**Written instruction**
Produce a word-for-word copy of the listing below without its pictures.

**Collected material**

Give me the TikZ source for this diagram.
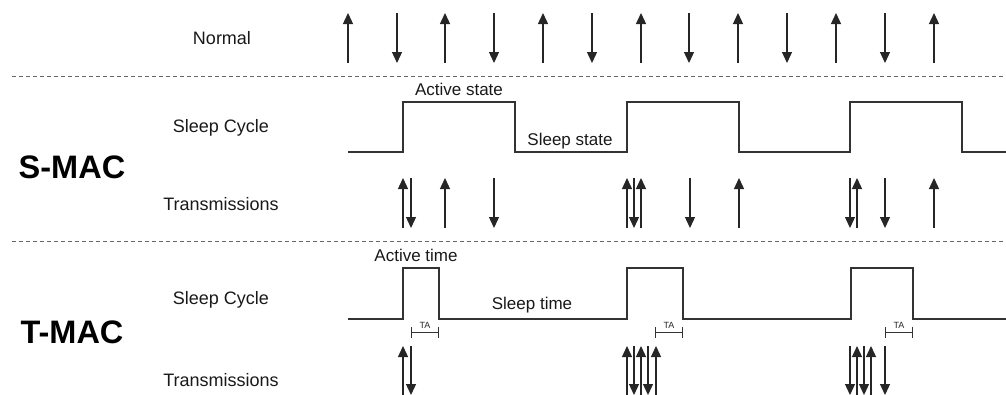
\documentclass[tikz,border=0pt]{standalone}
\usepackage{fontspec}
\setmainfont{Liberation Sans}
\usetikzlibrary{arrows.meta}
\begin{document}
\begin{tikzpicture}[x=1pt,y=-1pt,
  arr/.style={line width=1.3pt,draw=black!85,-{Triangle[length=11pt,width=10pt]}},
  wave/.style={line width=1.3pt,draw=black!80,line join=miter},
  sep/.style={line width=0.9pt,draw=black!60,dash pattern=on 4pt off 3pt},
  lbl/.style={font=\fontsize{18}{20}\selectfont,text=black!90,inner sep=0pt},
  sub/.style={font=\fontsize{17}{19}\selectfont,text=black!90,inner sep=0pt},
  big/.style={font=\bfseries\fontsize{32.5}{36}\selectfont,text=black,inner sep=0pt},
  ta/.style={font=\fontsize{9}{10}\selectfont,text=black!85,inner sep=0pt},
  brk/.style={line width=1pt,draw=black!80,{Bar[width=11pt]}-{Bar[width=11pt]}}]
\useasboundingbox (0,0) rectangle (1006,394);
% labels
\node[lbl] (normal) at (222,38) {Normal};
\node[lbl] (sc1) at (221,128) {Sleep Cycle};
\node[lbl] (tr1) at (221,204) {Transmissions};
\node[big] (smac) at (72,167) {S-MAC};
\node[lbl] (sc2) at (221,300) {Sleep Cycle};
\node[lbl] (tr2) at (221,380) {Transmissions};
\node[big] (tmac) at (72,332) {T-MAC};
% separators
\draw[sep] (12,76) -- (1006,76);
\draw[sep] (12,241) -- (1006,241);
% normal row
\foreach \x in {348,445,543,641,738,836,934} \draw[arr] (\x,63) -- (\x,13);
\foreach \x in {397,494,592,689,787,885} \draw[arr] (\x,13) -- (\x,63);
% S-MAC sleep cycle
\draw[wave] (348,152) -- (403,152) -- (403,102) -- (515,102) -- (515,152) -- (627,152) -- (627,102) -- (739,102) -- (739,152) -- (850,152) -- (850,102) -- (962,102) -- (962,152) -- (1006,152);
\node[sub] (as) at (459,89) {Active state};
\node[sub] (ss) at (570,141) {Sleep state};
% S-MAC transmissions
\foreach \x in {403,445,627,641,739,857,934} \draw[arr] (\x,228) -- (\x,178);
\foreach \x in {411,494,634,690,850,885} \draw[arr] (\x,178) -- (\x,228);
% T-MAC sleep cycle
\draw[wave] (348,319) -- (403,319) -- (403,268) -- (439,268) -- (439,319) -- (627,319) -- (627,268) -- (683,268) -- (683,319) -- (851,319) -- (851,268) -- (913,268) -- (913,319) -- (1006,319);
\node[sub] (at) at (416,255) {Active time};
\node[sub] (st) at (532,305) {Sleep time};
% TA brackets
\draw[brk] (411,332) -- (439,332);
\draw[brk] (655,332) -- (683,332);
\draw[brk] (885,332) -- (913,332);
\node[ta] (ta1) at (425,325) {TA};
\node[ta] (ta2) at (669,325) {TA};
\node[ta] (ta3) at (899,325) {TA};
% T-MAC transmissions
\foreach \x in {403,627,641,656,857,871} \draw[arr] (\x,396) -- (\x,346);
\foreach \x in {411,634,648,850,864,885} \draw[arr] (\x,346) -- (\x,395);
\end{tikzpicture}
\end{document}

**Reply to the task**
Give me the TikZ source for this diagram.
\documentclass[tikz,border=0pt]{standalone}
\usepackage{fontspec}
\setmainfont{Liberation Sans}
\usetikzlibrary{arrows.meta}
\begin{document}
\begin{tikzpicture}[x=1pt,y=-1pt,
  arr/.style={line width=1.3pt,draw=black!85,-{Triangle[length=11pt,width=10pt]}},
  wave/.style={line width=1.3pt,draw=black!80,line join=miter},
  sep/.style={line width=0.9pt,draw=black!60,dash pattern=on 4pt off 3pt},
  lbl/.style={font=\fontsize{18}{20}\selectfont,text=black!90,inner sep=0pt},
  sub/.style={font=\fontsize{17}{19}\selectfont,text=black!90,inner sep=0pt},
  big/.style={font=\bfseries\fontsize{32.5}{36}\selectfont,text=black,inner sep=0pt},
  ta/.style={font=\fontsize{9}{10}\selectfont,text=black!85,inner sep=0pt},
  brk/.style={line width=1pt,draw=black!80,{Bar[width=11pt]}-{Bar[width=11pt]}}]
\useasboundingbox (0,0) rectangle (1006,394);
% labels
\node[lbl] (normal) at (222,38) {Normal};
\node[lbl] (sc1) at (221,128) {Sleep Cycle};
\node[lbl] (tr1) at (221,204) {Transmissions};
\node[big] (smac) at (72,167) {S-MAC};
\node[lbl] (sc2) at (221,300) {Sleep Cycle};
\node[lbl] (tr2) at (221,380) {Transmissions};
\node[big] (tmac) at (72,332) {T-MAC};
% separators
\draw[sep] (12,76) -- (1006,76);
\draw[sep] (12,241) -- (1006,241);
% normal row
\foreach \x in {348,445,543,641,738,836,934} \draw[arr] (\x,63) -- (\x,13);
\foreach \x in {397,494,592,689,787,885} \draw[arr] (\x,13) -- (\x,63);
% S-MAC sleep cycle
\draw[wave] (348,152) -- (403,152) -- (403,102) -- (515,102) -- (515,152) -- (627,152) -- (627,102) -- (739,102) -- (739,152) -- (850,152) -- (850,102) -- (962,102) -- (962,152) -- (1006,152);
\node[sub] (as) at (459,89) {Active state};
\node[sub] (ss) at (570,141) {Sleep state};
% S-MAC transmissions
\foreach \x in {403,445,627,641,739,857,934} \draw[arr] (\x,228) -- (\x,178);
\foreach \x in {411,494,634,690,850,885} \draw[arr] (\x,178) -- (\x,228);
% T-MAC sleep cycle
\draw[wave] (348,319) -- (403,319) -- (403,268) -- (439,268) -- (439,319) -- (627,319) -- (627,268) -- (683,268) -- (683,319) -- (851,319) -- (851,268) -- (913,268) -- (913,319) -- (1006,319);
\node[sub] (at) at (416,255) {Active time};
\node[sub] (st) at (532,305) {Sleep time};
% TA brackets
\draw[brk] (411,332) -- (439,332);
\draw[brk] (655,332) -- (683,332);
\draw[brk] (885,332) -- (913,332);
\node[ta] (ta1) at (425,325) {TA};
\node[ta] (ta2) at (669,325) {TA};
\node[ta] (ta3) at (899,325) {TA};
% T-MAC transmissions
\foreach \x in {403,627,641,656,857,871} \draw[arr] (\x,396) -- (\x,346);
\foreach \x in {411,634,648,850,864,885} \draw[arr] (\x,346) -- (\x,395);
\end{tikzpicture}
\end{document}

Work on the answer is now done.